Pocket Cat: An Autonomous Agent From Ticket to Pull Request
Over the past few weeks during Automattic’s Radical Speed Month, Liam Sarsfield and I built an autonomous agent that goes from a project issue to a pull request. We call it Pocket Cat.
This post covers what Pocket Cat is, how it works, and what happened when we put it in the hands of our support team.

Meet Pocket Cat
All our bots share a common name for Pocket Casts: Pocket Cat. 🐈 So when it came time to name an AI agent that could autonomously pick up, investigate, and fix issues — the choice was obvious!
Here’s how it works:
- Someone assigns Pocket Cat to a Linear issue.
- The agent reads the ticket, pulls in context from internal tools, and makes a judgment call: Can I solve this?
- If no — it explains why, surfaces what’s missing, and asks follow-up questions.
- If yes — it drafts an implementation plan, writes the code, and opens a PR.
Copilot reviews the diff. Pocket Cat iterates. A human gives the final sign-off before merge.
The agent knows when to act and when to stop. That self-awareness is what makes it trustworthy enough to hand real work to.

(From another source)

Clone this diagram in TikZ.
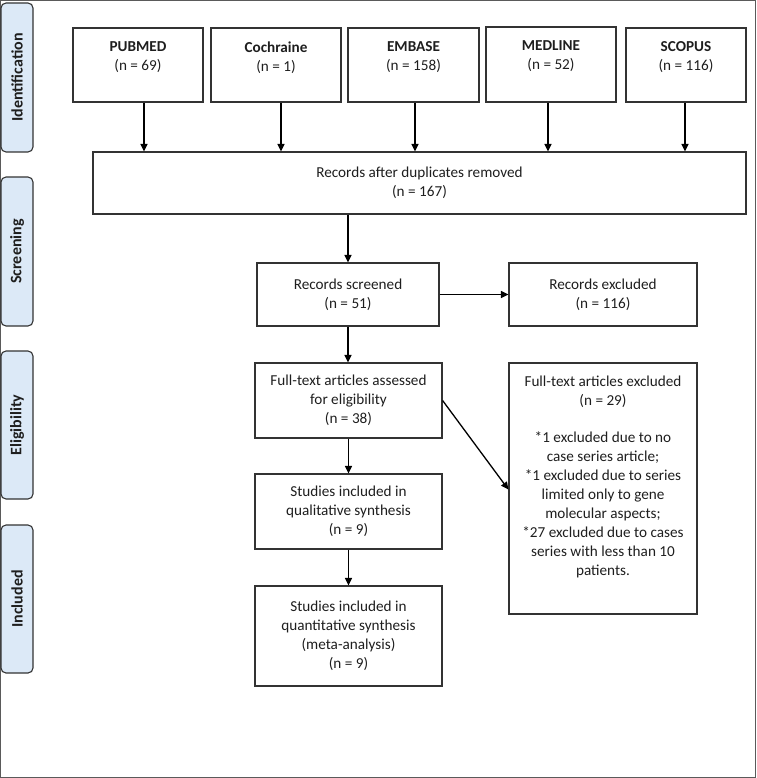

Radical Speed Month: Two Experiments
During Automattic’s Radical Speed Month, we put Pocket Cat to the test in two ways:
- A brand-new Pocket Casts feature: details coming soon on the Pocket Casts blog (no spoilers!)
- Happiness Engineers using it to fix bugs: this is the one I want to focus on.
Support Engineers Fixing Bugs With Pocket Cat
There’s no technical barrier to entry. Using Pocket Cat is as simple as clicking a button in Linear. No IDE. No terminal. No git.
So we asked our Pocket Casts Happiness Engineers — the people who talk to customers every day and understand the pain points firsthand — to assign Pocket Cat to real bugs.
One week. Twelve issues. Three platforms.
Pocket Cat autonomously read each bug report, wrote the fix, opened the PR, and explained its reasoning.
- iOS: 8 issues
- Web: 3 issues
- Desktop: 1 issue
The scorecard:
- 7 merged
- 3 in review
- 2 still in draft
- 10 of 12 PRs were self-rated high confidence by the agent
No human-written code was needed to open any of them. Just review and merge.
It’s not perfect. In one case, the agent opened a fix in the Desktop repository when the bug actually lived in a different one. And for a few issues, it decided they were too complex to tackle on its own — though it always explained why.
Why This Matters
This isn’t about replacing developers. It’s about removing the gap between knowing about a problem and fixing it.
Think about who can now kick off a fix:
- A support specialist who just saw the same bug reported for the fifth time today
- A designer who spotted a layout that’s off by a few pixels
- A product manager who wants to test a quick improvement
- A developer who’d rather review a ready-made PR than context-switch into the issue
Anyone assigns. Pocket Cat attempts. Humans review.
We still require that final human review — and that’s by design. We want to make sure:
- The code is solid
- The issue is actually fixed
- Pocket Casts remains something made by humans, for humans
Pocket Cat doesn’t replace the craft. It accelerates it — and opens the door for everyone on the team to participate in shipping.